Na verdade, eu tendo a achar que, como sociedade civil e cidadanias organizadas e ativas, temos grande responsabilidade política toda esta situação. Demandamos muito a participação política, mas nos contentamos em fazer parte de Conselhos de Políticas Públicas e consultas em várias áreas, além de votar. Isto é necessário, sem dúvida, mas sem disputa na sociedade civil e nas ruas nunca teremos democracia participativa. Num certo sentido, como cidadanias, demonstramos também encurralamento. Sem dúvida, temos algumas ações emblemáticas como as mobilizações dos movimentos indígenas, das mulheres, o VAT-Vida, Além do Trabalho, o MST, as iniciativas virtuosas de agroecologia, mas não muito mais na atualidade.

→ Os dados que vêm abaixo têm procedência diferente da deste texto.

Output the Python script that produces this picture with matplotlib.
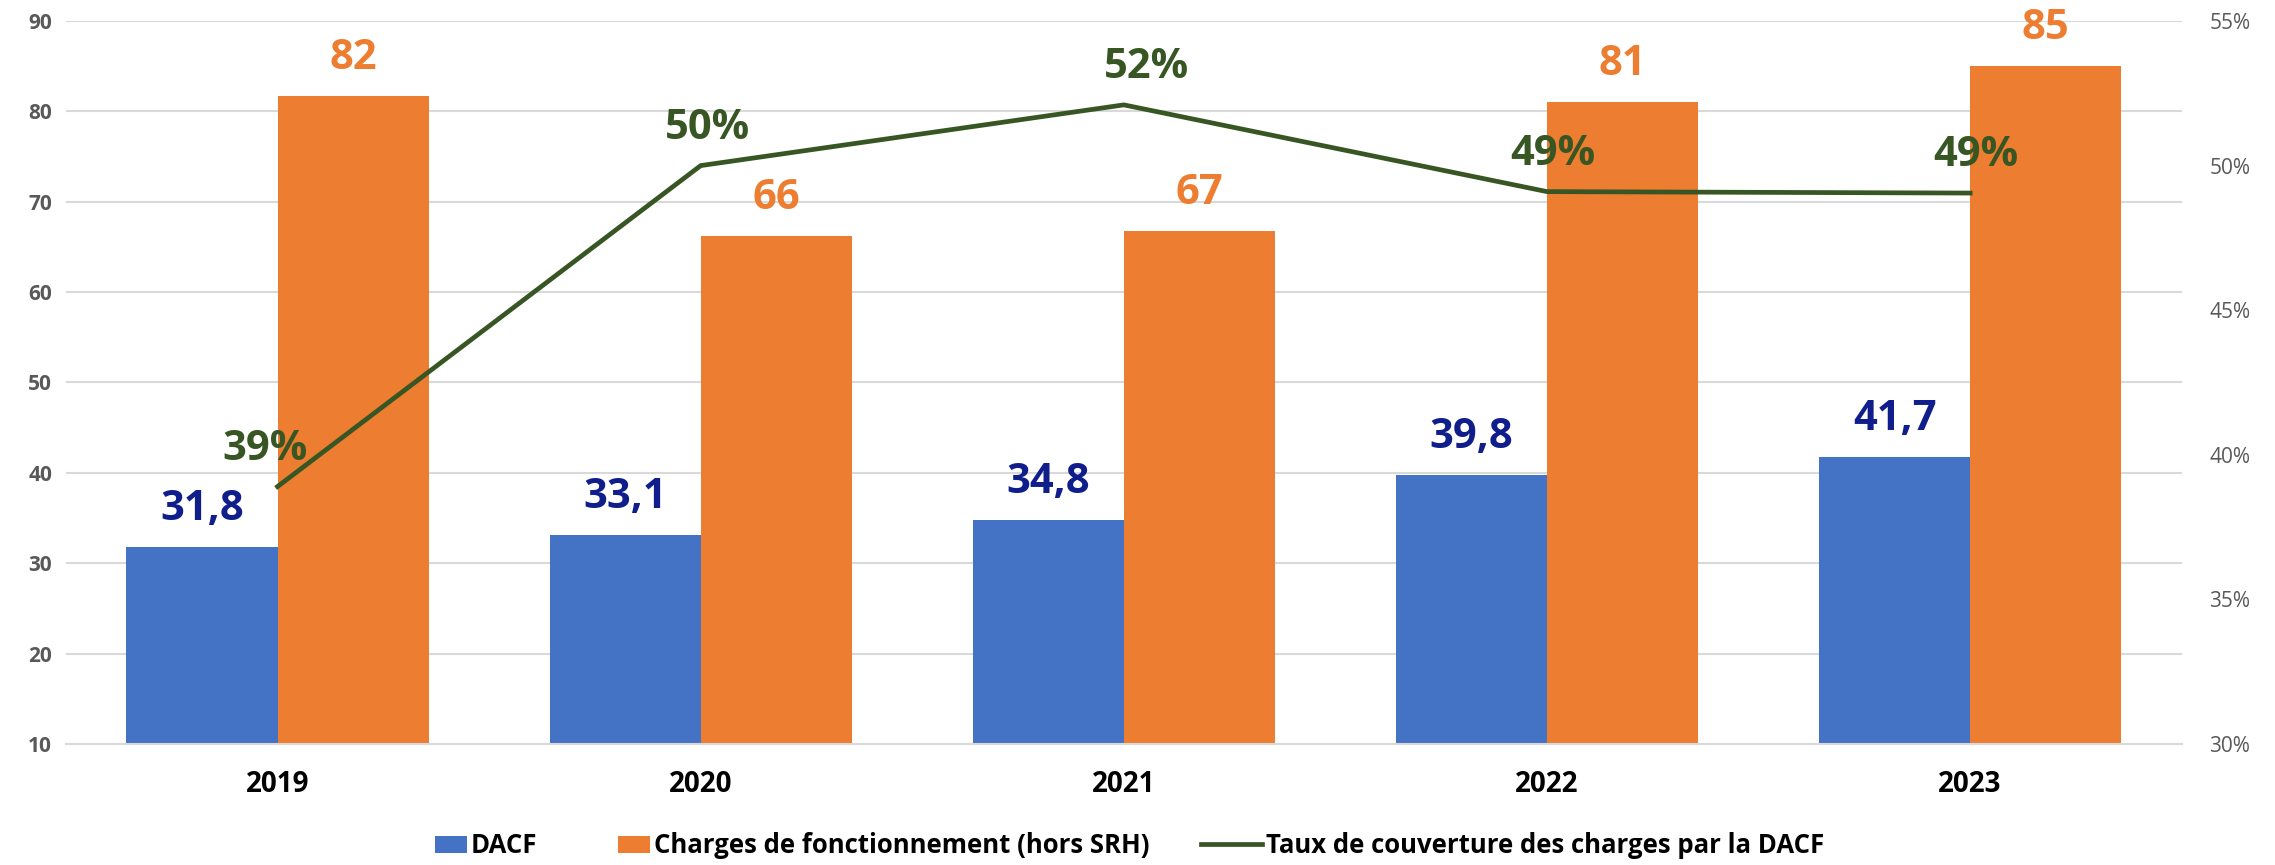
import numpy as np
import matplotlib.pyplot as plt
import matplotlib.patches as mpatches
from matplotlib.container import BarContainer
from matplotlib.legend_handler import HandlerPatch, update_from_first_child
from matplotlib.ticker import FuncFormatter

plt.rcParams['font.family'] = ['Open Sans', 'DejaVu Sans']

# Données
annees = ['2019', '2020', '2021', '2022', '2023']
dacf = [31.8, 33.1, 34.8, 39.8, 41.7]
charges = [81.7, 66.2, 66.8, 81.0, 85.0]
taux = [38.9, 50.0, 52.1, 49.1, 49.05]

bleu = '#4472C4'
orange = '#ED7D31'
vert = '#375623'
bleu_fonce = '#101E8C'

fig = plt.figure(figsize=(22.75, 8.65), dpi=100)
ax = fig.add_axes([0.029, 0.14, 0.93, 0.8357])
ax2 = ax.twinx()

x = np.arange(len(annees))
w = 0.357

ax.bar(x - w / 2, dacf, w, color=bleu, label='DACF', zorder=2)
ax.bar(x + w / 2, charges, w, color=orange, label='Charges de fonctionnement (hors SRH)', zorder=2)

ax.set_ylim(10, 90)
ax.set_yticks(np.arange(10, 91, 10))
ax.set_xlim(-0.5, len(annees) - 0.5)
ax.grid(axis='y', color='#D9D9D9', linewidth=1.5, zorder=0)
ax.set_axisbelow(True)
for s in list(ax.spines.values()) + list(ax2.spines.values()):
    s.set_visible(False)
ax.spines['bottom'].set_visible(True)
ax.spines['bottom'].set_color('#D9D9D9')
ax.spines['bottom'].set_linewidth(1.5)

ax.set_xticks(x)
ax.set_xticklabels(annees, fontsize=20, fontweight='bold', color='black')
ax.tick_params(axis='x', length=0, pad=19)
ax.tick_params(axis='y', length=0, labelsize=15, labelcolor='#595959', pad=10)
for t in ax.get_yticklabels():
    t.set_fontweight('bold')

# Étiquettes des barres
for xi, v in zip(x, dacf):
    ax.annotate(f'{v:.1f}'.replace('.', ','), (xi - w / 2, v), xytext=(0, 27),
                textcoords='offset points', ha='center', va='center',
                fontsize=30, fontweight='bold', color=bleu_fonce)
for xi, v in zip(x, charges):
    ax.annotate(f'{v:.0f}', (xi + w / 2, v), xytext=(0, 27),
                textcoords='offset points', ha='center', va='center',
                fontsize=30, fontweight='bold', color=orange)

# Taux de couverture
ax2.plot(x, taux, color=vert, linewidth=3.4, label='Taux de couverture des charges par la DACF', zorder=3)
ax2.set_ylim(30, 55)
ax2.set_yticks(np.arange(30, 56, 5))
ax2.yaxis.set_major_formatter(FuncFormatter(lambda v, p: f'{v:.0f}%'))
ax2.tick_params(axis='y', length=0, labelsize=15, labelcolor='#595959', pad=20)
decal = [-9, 5, 16, 4, 4]
for xi, v, dx in zip(x, taux, decal):
    ax2.annotate(f'{v:.0f}%', (xi, v), xytext=(dx, 27),
                 textcoords='offset points', ha='center', va='center',
                 fontsize=30, fontweight='bold', color=vert)


# petit rectangle collé au texte, comme dans Excel
def petit_rect(legend, orig_handle, xdescent, ydescent, width, height, fontsize):
    rw, rh = 1.25 * fontsize, 0.66 * fontsize
    return mpatches.Rectangle((-xdescent + width - rw, -ydescent + (height - rh) / 2), rw, rh)


h1, l1 = ax.get_legend_handles_labels()
h2, l2 = ax2.get_legend_handles_labels()
fig.legend(h1 + h2, l1 + l2, loc='center', bbox_to_anchor=(0.49, 0.022), ncol=3,
           frameon=False, prop={'size': 18.5, 'weight': 'bold'},
           handlelength=2.4, handletextpad=0.15, columnspacing=2.0,
           handler_map={BarContainer: HandlerPatch(patch_func=petit_rect,
                                                   update_func=update_from_first_child)})

fig.savefig('out.png', dpi=100)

Em termos mais gerais,  a questão central em minha reflexão e análise é uma certa apatia da sociedade civil e das cidadanias organizadas. Não é só o “desequilíbrio do presidencialismo de coalização” e o poder de fogo do tal mercado. A nossa certa apatia política potencializa as contradições existentes. Se algo pode desempatar e mudar, só poderá ser se nós como sociedade civil e cidadania nos engajarmos. Estamos esperando não sei o que. Difícil é, assim como é necessário. Mas não podemos simplesmente esperar que da institucionalidade surja a solução. Força transformadora e que empurra as democracias para a virtuosidade são as cidadanias, como brilhantemente defendeu Rosa de Luxemburgo, no início do século passado.  E mais, não temos modelos a copiar e tentar, pois cada realidade histórica, até cada pedaço de território, tem as suas especificidades. O transformador, de meu ponto de vista, ou tem raízes territoriais locais, lá onde vivemos, ou nunca será uma força irresistível.

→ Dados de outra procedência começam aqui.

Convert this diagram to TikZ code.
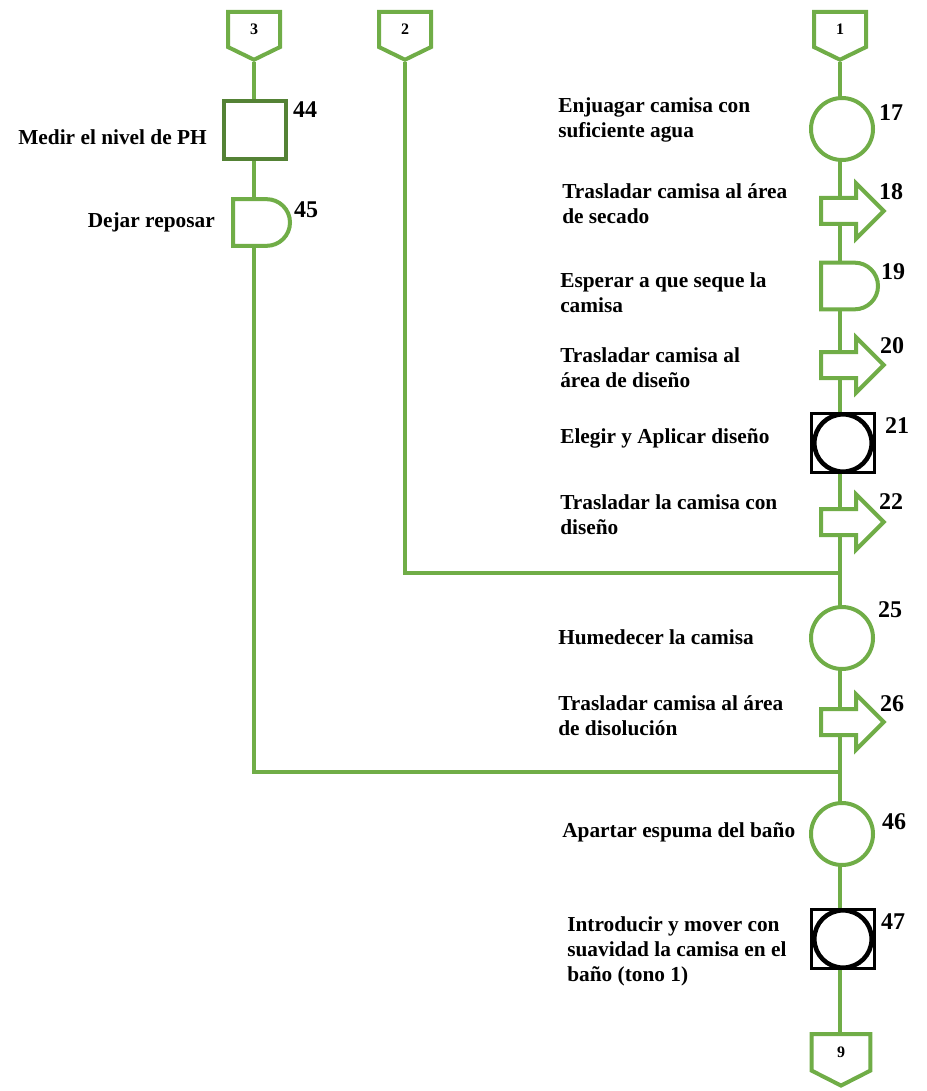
\documentclass[tikz,border=0pt]{standalone}
\usepackage{fontspec}
\setmainfont{Liberation Serif}
\usetikzlibrary{shapes.arrows,shapes.misc,shapes.symbols,backgrounds}
\definecolor{FlowGreen}{HTML}{70AD47}
\definecolor{FlowDarkGreen}{HTML}{548235}

\begin{document}
\begin{tikzpicture}[x=0.75pt, y=-0.75pt,
  flow/.style={draw=FlowGreen, line width=3pt},
  offpage/.style={signal, signal to=south, signal from=nowhere, signal pointer angle=128,
    draw=FlowGreen, line width=3pt, fill=white, minimum width=39pt, minimum height=27.75pt,
    inner sep=0pt, anchor=north, font=\fontsize{12}{12}\selectfont\bfseries},
  oper/.style={circle, draw=FlowGreen, line width=3pt, fill=white, minimum size=46.5pt, inner sep=0pt},
  transp/.style={single arrow, single arrow head extend=11pt, single arrow head indent=0pt,
    draw=FlowGreen, line width=3pt, fill=white, minimum height=47pt, inner xsep=0pt,
    inner ysep=8.25pt, anchor=tail},
  delay/.style={rounded rectangle, rounded rectangle left arc=none, draw=FlowGreen,
    line width=3pt, fill=white, minimum width=42.75pt, minimum height=35pt, inner sep=0pt, anchor=west},
  insp/.style={rectangle, draw=FlowDarkGreen, line width=3pt, fill=white,
    minimum width=46.5pt, minimum height=43.5pt, inner sep=0pt},
  combo/.style={rectangle, draw=black, line width=2.25pt, fill=white,
    minimum width=47.25pt, minimum height=44.25pt, inner sep=0pt},
  comboin/.style={circle, draw=black, line width=3.4pt, minimum size=43pt, inner sep=0pt},
  num/.style={font=\fontsize{18}{18}\selectfont\bfseries, inner sep=0pt},
  lbl/.style={font=\fontsize{16}{18.75}\selectfont\bfseries, align=left, inner sep=0pt, anchor=west},
]
  \useasboundingbox (0,0) rectangle (926,1091);

  \node[offpage] (c3) at (254,10) {3};
  \node[offpage] (c2) at (405,10) {2};
  \node[offpage] (c1) at (840,10) {1};

  \node[insp] (o44) at (255,130) {};
  \node[delay] (o45) at (231,222.5) {};

  \node[oper] (o17) at (842,129) {};
  \node[transp] (o18) at (819,211) {};
  \node[delay] (o19) at (819,286) {};
  \node[transp] (o20) at (819,365) {};
  \node[combo] (o21) at (843,443) {};
  \node[comboin] (o21c) at (o21) {};
  \node[transp] (o22) at (819,522) {};
  \node[oper] (o25) at (842,638) {};
  \node[transp] (o26) at (819,722) {};
  \node[oper] (o46) at (842,834) {};
  \node[combo] (o47) at (843,939) {};
  \node[comboin] (o47c) at (o47) {};
  \node[offpage, minimum width=44pt, minimum height=29pt, signal pointer angle=126] (c9) at (841,1032) {9};

  \coordinate (j2) at (840,573);
  \coordinate (j3) at (840,772);

  \begin{scope}[on background layer]
    \draw[flow] (c1.south) -- (c9.north -| c1.south);
    \draw[flow] (c2.south) |- (j2);
    \draw[flow] (c3.south) |- (j3);
  \end{scope}

  \node[num] (n44) at (305,110) {44};
  \node[num] (n45) at (306,210) {45};
  \node[num] (n17) at (891,113) {17};
  \node[num] (n18) at (891,192) {18};
  \node[num] (n19) at (893,272) {19};
  \node[num] (n20) at (892,346) {20};
  \node[num] (n21) at (897,426) {21};
  \node[num] (n22) at (891,502) {22};
  \node[num] (n25) at (890,610) {25};
  \node[num] (n26) at (892,704) {26};
  \node[num] (n46) at (894,822) {46};
  \node[num] (n47) at (893,922) {47};

  \node[lbl, anchor=east] (t44) at (207,137) {Medir el nivel de PH};
  \node[lbl, anchor=east] (t45) at (215,222) {Dejar reposar};
  \node[lbl] (t17) at (558,120) {Enjuagar camisa con\\suficiente agua};
  \node[lbl] (t18) at (562,204) {Trasladar camisa al área\\de secado};
  \node[lbl] (t19) at (560,293) {Esperar a que seque la\\camisa};
  \node[lbl] (t20) at (560,368) {Trasladar camisa al\\área de diseño};
  \node[lbl] (t21) at (560,438) {Elegir y Aplicar diseño};
  \node[lbl] (t22) at (560,515) {Trasladar la camisa con\\diseño};
  \node[lbl] (t25) at (558,637) {Humedecer la camisa};
  \node[lbl] (t26) at (558,716) {Trasladar camisa al área\\de disolución};
  \node[lbl] (t46) at (562,832) {Apartar espuma del baño};
  \node[lbl] (t47) at (567,951) {Introducir y mover con\\suavidad la camisa en el\\baño (tono 1)};
\end{tikzpicture}
\end{document}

Assim, concluo afirmando que depende de nossas visões, vontades e ações concretas a possibilidade de sair do encurralamento e avançar com transformações democráticas. A espera do governo de turno é certamente nada mudar, com possibilidades de até piorar. Como despertar tal vontade e ação entre nós? Tarefa de todas e todos!



[1] Fui orientador no IESAE/FGV de uma dissertação de mestrado de aluna do Maranhão, ainda na década de 1980.